12/07/1980 Moonlight, London, England
Attendance;  unknown
Support; Modern Jazz
Admission; £1.50 Image from “Time Out” magazine.

Set; unknown

This is the one and only time U2 are known to have played with Modern Jazz.

This is U2’s second sell out concert in the UK, with a further 200 people locked out. 

U2 will play this famous London venue on each of their first 3 tours of the UK, U2-3, 11 O’Clock Tick Tick & finally the Boy tour.

This is the fourth of U2’s 5 visits to the Moonlight Club; the first 01/12/1979, their first ever concert on main land UK, the second is 10-12-1979, just nine days after their first gig. The third is 23-05-1980, and the last is on 09/11/1980.

13/07/1980 Marquee Club, London, England
Attendance unknown
Main Act; The Photo’s
Admission; £2.00 Image from “Time Out” magazine.

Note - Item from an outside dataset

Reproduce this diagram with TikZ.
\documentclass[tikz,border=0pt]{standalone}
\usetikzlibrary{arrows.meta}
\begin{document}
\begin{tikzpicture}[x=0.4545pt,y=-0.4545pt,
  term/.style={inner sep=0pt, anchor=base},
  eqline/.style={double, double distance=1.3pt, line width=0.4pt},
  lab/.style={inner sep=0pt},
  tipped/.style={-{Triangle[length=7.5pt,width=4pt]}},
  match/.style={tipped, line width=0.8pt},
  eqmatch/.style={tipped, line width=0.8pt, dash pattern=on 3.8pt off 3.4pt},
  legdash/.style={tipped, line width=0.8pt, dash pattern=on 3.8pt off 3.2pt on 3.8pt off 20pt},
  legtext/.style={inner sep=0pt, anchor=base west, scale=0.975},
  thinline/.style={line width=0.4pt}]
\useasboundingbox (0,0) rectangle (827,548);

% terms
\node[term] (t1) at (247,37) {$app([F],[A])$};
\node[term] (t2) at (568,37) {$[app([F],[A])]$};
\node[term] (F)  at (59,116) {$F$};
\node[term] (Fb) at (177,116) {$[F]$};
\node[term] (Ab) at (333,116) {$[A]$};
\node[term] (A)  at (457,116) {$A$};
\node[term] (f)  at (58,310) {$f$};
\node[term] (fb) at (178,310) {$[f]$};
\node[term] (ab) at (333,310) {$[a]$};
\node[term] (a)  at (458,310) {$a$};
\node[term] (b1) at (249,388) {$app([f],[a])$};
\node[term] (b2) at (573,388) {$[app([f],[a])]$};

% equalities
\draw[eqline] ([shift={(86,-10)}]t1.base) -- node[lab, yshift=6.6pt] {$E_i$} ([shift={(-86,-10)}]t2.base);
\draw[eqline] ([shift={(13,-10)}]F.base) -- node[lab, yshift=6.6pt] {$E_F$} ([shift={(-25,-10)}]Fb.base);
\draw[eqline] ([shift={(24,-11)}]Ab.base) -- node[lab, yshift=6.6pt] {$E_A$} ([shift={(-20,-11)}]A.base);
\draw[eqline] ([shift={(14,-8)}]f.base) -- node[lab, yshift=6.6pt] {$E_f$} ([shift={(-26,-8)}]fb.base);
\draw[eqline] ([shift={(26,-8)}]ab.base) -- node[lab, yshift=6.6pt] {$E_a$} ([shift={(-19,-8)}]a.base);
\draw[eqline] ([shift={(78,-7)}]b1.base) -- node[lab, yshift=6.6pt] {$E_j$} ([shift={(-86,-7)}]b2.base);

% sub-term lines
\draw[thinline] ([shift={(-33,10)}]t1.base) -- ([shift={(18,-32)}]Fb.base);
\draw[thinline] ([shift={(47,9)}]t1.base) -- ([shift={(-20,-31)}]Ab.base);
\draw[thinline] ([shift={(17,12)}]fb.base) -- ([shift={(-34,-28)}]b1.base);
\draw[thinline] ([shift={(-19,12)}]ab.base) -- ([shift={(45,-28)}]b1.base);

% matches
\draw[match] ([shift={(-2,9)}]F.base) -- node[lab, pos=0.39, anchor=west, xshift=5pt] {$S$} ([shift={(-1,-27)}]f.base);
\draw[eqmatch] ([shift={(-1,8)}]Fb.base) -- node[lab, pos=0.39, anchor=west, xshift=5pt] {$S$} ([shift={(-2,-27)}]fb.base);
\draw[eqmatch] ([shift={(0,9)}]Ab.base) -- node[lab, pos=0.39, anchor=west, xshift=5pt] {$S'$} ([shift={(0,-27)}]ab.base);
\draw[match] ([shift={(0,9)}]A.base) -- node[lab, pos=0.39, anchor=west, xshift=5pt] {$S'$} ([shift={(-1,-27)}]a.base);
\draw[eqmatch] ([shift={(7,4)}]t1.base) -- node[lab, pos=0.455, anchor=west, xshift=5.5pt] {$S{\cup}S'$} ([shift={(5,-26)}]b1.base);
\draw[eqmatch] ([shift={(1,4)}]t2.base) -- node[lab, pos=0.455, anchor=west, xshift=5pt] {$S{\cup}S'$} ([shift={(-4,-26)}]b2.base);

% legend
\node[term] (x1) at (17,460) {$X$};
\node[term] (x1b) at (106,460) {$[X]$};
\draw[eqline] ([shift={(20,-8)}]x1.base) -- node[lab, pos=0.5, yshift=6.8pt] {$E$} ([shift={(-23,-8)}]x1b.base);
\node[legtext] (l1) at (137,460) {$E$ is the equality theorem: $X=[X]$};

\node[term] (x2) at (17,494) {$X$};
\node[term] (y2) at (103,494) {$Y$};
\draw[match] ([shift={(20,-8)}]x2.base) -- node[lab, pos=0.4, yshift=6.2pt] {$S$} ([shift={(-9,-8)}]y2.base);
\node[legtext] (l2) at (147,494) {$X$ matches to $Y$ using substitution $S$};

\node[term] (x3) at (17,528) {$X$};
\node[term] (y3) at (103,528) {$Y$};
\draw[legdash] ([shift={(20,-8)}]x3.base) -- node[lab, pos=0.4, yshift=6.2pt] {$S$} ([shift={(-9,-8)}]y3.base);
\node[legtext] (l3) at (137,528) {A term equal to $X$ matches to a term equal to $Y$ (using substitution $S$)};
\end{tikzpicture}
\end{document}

Set; 11 O’clock Tick Tock, Speed Of Life, An Cat Dubh, Into The Heart, Pete The Chop, Electric Co., instrumental, Stories For Boys, I Will Follow, encore 11 O’clock Tick Tock. 

This is U2’s first gig at the famous London Marquee Club, next time they play this venue they will be the headline act.
U2 were due to support The Photo’s back in December 1979 during the U2-3 tour of London, but the show at Brunel University was cancelled due to Wendy Wu having a sore throat.
21-07-1980 Project Arts Centre, Dublin, Ireland
Attendance; unknown
Main Act; The Blades
Admission; £2.50

Advert from Hot Press

Set; includes 11 O’clock Tick Tock

Using their original name “Feedback”, U2 play a surprise concert supporting The Blades at the Project Arts Centre, I believe this was used as a warm up gig for the open air concert at Leixlip Castle were U2 will be supporting The Police 27-07-1980.

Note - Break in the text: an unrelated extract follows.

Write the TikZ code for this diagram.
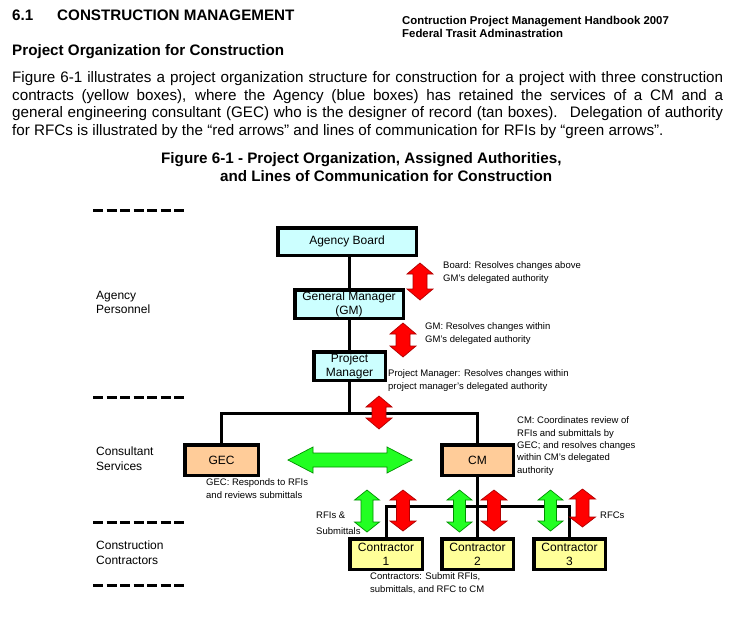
\documentclass[tikz,border=0pt]{standalone}
\usepackage{fontspec}
\setmainfont{Liberation Sans}
\definecolor{boxcyan}{HTML}{CCFFFF}
\definecolor{boxtan}{HTML}{FFCC99}
\definecolor{boxyel}{HTML}{FFFF99}
\definecolor{arrred}{HTML}{FF0000}
\definecolor{arrredline}{HTML}{B00000}
\definecolor{arrgreen}{HTML}{22FF22}
\definecolor{arrgreenline}{HTML}{009000}
% vertical double block arrow: style, x, ytop, ybot, headlen, headhalf, shafthalf
\newcommand\VArr[7]{\draw[#1] (#2,#3) -- (#2+#6,#3+#5) -- (#2+#7,#3+#5) -- (#2+#7,#4-#5) -- (#2+#6,#4-#5) -- (#2,#4) -- (#2-#6,#4-#5) -- (#2-#7,#4-#5) -- (#2-#7,#3+#5) -- (#2-#6,#3+#5) -- cycle;}
% horizontal double block arrow: style, y, xleft, xright, headlen, headhalf, shafthalf
\newcommand\HArr[7]{\draw[#1] (#3,#2) -- (#3+#5,#2-#6) -- (#3+#5,#2-#7) -- (#4-#5,#2-#7) -- (#4-#5,#2-#6) -- (#4,#2) -- (#4-#5,#2+#6) -- (#4-#5,#2+#7) -- (#3+#5,#2+#7) -- (#3+#5,#2+#6) -- cycle;}
\tikzset{
  para/.style={font=\fontsize{15.2}{17.6}\selectfont, inner sep=0, anchor=base west},
  parab/.style={para, font=\fontsize{15.2}{17.6}\selectfont\bfseries},
  hdr/.style={font=\fontsize{11.4}{13}\selectfont\bfseries, inner sep=0, anchor=base west},
  note/.style={font=\fontsize{9.5}{12.4}\selectfont, inner sep=0, align=left, anchor=north west},
  lbl/.style={font=\fontsize{12}{14.5}\selectfont, inner sep=0, align=left, anchor=north west},
  orgbox/.style={draw, line width=3.5pt, inner sep=0, align=center, font=\fontsize{12}{14.2}\selectfont},
  agency/.style={orgbox, fill=boxcyan},
  consult/.style={orgbox, fill=boxtan},
  contr/.style={orgbox, fill=boxyel},
  conn/.style={line width=3pt, line join=miter},
  sep/.style={line width=3pt, dash pattern=on 10pt off 3.5pt},
  redarr/.style={fill=arrred, draw=arrredline, line width=0.7pt, line join=miter},
  greenarr/.style={fill=arrgreen, draw=arrgreenline, line width=0.7pt, line join=miter},
}
\begin{document}
\begin{tikzpicture}[x=1pt, y=-1pt]
\fill[white] (0,0) rectangle (734,624);
\useasboundingbox (0,0) rectangle (734,624);

% headings
\node[parab] (t61) at (12,20.5) {6.1};
\node[parab] (tcm) at (57,20.5) {CONSTRUCTION MANAGEMENT};
\node[hdr] (h1) at (402,24) {Contruction Project Management Handbook 2007};
\node[hdr] (h2) at (402,37) {Federal Trasit Adminastration};
\node[parab] (tpo) at (12,55.5) {Project Organization for Construction};

% paragraph
\node[para] (p1) at (12,82.5) {\makebox[711pt][s]{Figure 6-1 illustrates a project organization structure for construction for a project with three construction}};
\node[para] (p2) at (12,100.5) {\makebox[711pt][s]{contracts (yellow boxes), where the Agency (blue boxes) has retained the services of a CM and a}};
\node[para] (p3) at (12,117.5) {\makebox[711pt][s]{general engineering consultant (GEC) who is the designer of record (tan boxes). \ Delegation of authority}};
\node[para] (p4) at (12,135.5) {for RFCs is illustrated by the “red arrows” and lines of communication for RFIs by “green arrows”.};

% caption
\node[parab] (c1) at (161,163.5) {Figure 6-1 - Project Organization, Assigned Authorities,};
\node[parab] (c2) at (220,181.5) {and Lines of Communication for Construction};

% separators
\draw[sep] (93,210) -- (186,210);
\draw[sep] (93,397) -- (186,397);
\draw[sep] (93,522) -- (186,522);
\draw[sep] (93,585) -- (186,585);

% side labels
\node[lbl] (l1) at (96,291) {Agency\\Personnel};
\node[lbl] (l2) at (96,447) {Consultant\\Services};
\node[lbl] (l3) at (96,541) {Construction\\Contractors};

% boxes
\node[agency, minimum width=138.5, minimum height=27.5] (AB) at (347,241.5) {Agency Board};
\node[agency, minimum width=108.5, minimum height=28.5] (GM) at (349,304) {General Manager\\(GM)};
\node[agency, minimum width=71.5, minimum height=28.5] (PM) at (349.5,366) {Project\\Manager};
\node[consult, minimum width=73.5, minimum height=30.5] (GEC) at (221.5,460) {GEC};
\node[consult, minimum width=71.5, minimum height=30.5] (CM) at (477.5,460) {CM};
\node[contr, minimum width=72.5, minimum height=30.5] (C1) at (386,554) {Contractor\\1};
\node[contr, minimum width=71.5, minimum height=30.5] (C2) at (477.5,554) {Contractor\\2};
\node[contr, minimum width=71.5, minimum height=30.5] (C3) at (569.5,554) {Contractor\\3};

% connectors
\coordinate (J1) at (349.5,413);
\coordinate (J2) at (477.5,506);
\draw[conn] (AB.south -| GM.south) -- (GM.north);
\draw[conn] (GM.south) -- (PM.north -| GM.south);
\draw[conn] (PM.south) -- (J1);
\draw[conn] (GEC.north) |- (J1) -| (CM.north);
\draw[conn] (CM.south) -- (C2.north);
\draw[conn] (C1.north) |- (J2) -| (C3.north);

% authority / communication arrows
\VArr{redarr}{420}{263}{300}{11}{13}{7}
\VArr{redarr}{403}{323}{357}{11}{13}{7}
\VArr{redarr}{379}{396}{429}{11}{13}{7}
\HArr{greenarr}{460}{288}{412}{25}{13}{7}
\VArr{greenarr}{367}{490}{532}{10}{12.5}{6}
\VArr{greenarr}{459.5}{490}{532}{10}{12.5}{6}
\VArr{greenarr}{550.5}{490}{531}{10}{12.5}{6}
\VArr{redarr}{403}{490}{531}{10}{13}{6.5}
\VArr{redarr}{494}{490}{531}{10}{13}{6.5}
\VArr{redarr}{582.5}{489}{527}{10}{13}{6.5}

% notes
\node[note] (nb) at (443,261.6) {Board: Resolves changes above\\GM's delegated authority};
\node[note] (ng) at (425,322.6) {GM: Resolves changes within\\GM's delegated authority};
\node[note] (np) at (388,369.6) {Project Manager: Resolves changes within\\project manager's delegated authority};
\node[note] (nc) at (517,416.6) {CM: Coordinates review of\\RFIs and submittals by\\GEC; and resolves changes\\within CM's delegated\\authority};
\node[note] (ne) at (206,478.6) {GEC: Responds to RFIs\\and reviews submittals};
\node[note, font=\fontsize{9.5}{16}\selectfont] (nr) at (316,511.6) {RFIs \&\\Submittals};
\node[note] (nf) at (600,511.6) {RFCs};
\node[note] (nk) at (370,572.6) {Contractors: Submit RFIs,\\submittals, and RFC to CM};
\end{tikzpicture}
\end{document}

Hot Press review by Liam Mackey U2 were the surprise guests, billed under their archaic moniker of Feedback. My original brief was to write them up mock Local Motions fashion i.e. an interesting four piece, could go far, but they’ll have to get rid of their lead singer etc.
The opening bars of “11 O’clock Tick Tock” put paid to those notions. U2 stormed through a compressed set that was undeniable in its potency, exhilarating in its uncontrived drama. They’re a band who already seem to have arrived at a creative peak yet, unbelievably – and just think about this – their debut album has yet to see the light of day. U2 music draws on great, surging, tides of power that have nothing to do with flash bombast and everything to do with an imaginative perception of dynamics and contrast and more fundamentally, the kind of passion that fuels the best rock ‘n’ roll music. I’m supposed to keep this brief, so for the moment, let’s just say that this 30 minutes of U2 was the most impressive performance I’ve ever seen by an Irish band. Oh, and one other thing, judging by certain remarks I’ve herd passed in recent months, there are few people out their who seem to be suffering under the delusion that Hot Press has “adopted” U2 as the paper’s pet band. To you I say, don’t be silly – go to one of their gigs. Hearing is believing.
A hard act to follow and inevitably The Blades were placed in a more realistic perspective, which is less a reflection on any major deficiencies in The Blades, more and affirmation of the burgeoning greatness of U2.
27-07-1980 Leixlip Castle, Dublin, Ireland
Attendance, 15,000
Support for The Police, Squeeze, Q-Tips, Skafish, Moondogs, John Otway
Admission £6.50 in advance, £7.00 on the door Set; includes Another Time Another Place, 11 O’clock Tick Tock, Shadows & Tall trees, A Day Without Me, Twilight. encore A Day Without Me

Skafish don’t play after turning up 10 minutes late for their set.

Dave Fanning In Dublin magazine With the new single (“A Day Without Me”) as the second encore, U2 provided a powerful reminder that “Boy”, the debut album, will soon be with us. Backstage U2 producer Steve Lillywhite was smiling, out front thousands were dancing, U2 were excellent, John Otway was mad and The Police proved that Beatlemania is alive and well and living in Sting (swoon).
The picture sleeve for the single is “Blackrock” Railway Station.
15-08-1980 Theatre Hall, Wexford, Ireland “11th Gorey Arts Festival”
Attendance; unknown
Support; unknown
Admission; £2.50

Set; unknown

Photograph supplied by Patrick Brocklebank. For my U2 photo’s taken by Patrick check out his superb book “Where The Streets Have 2 Names”

The 11th Gorey Arts Festival, the Friday night is headlined by U2. U2 preview many of the tracks from their forth coming album Boy.

In Dublin
16/17-08-1980 Carnsore Point “Anti Nuclear Rally” Wexford, Ireland
Attendance; unknown
Support; unknown
Admission; £5.50 Gig guide from “In Dublin” Set; unknown
Although U2 are listed on the bill for this concert in the “In Dublin” magazine it is not known if they played or not. U2 were in Wexford for the “Gorey Arts Festival” on the 15th. In his autobiography Christy Moore talks about playing with U2, could it be this festival?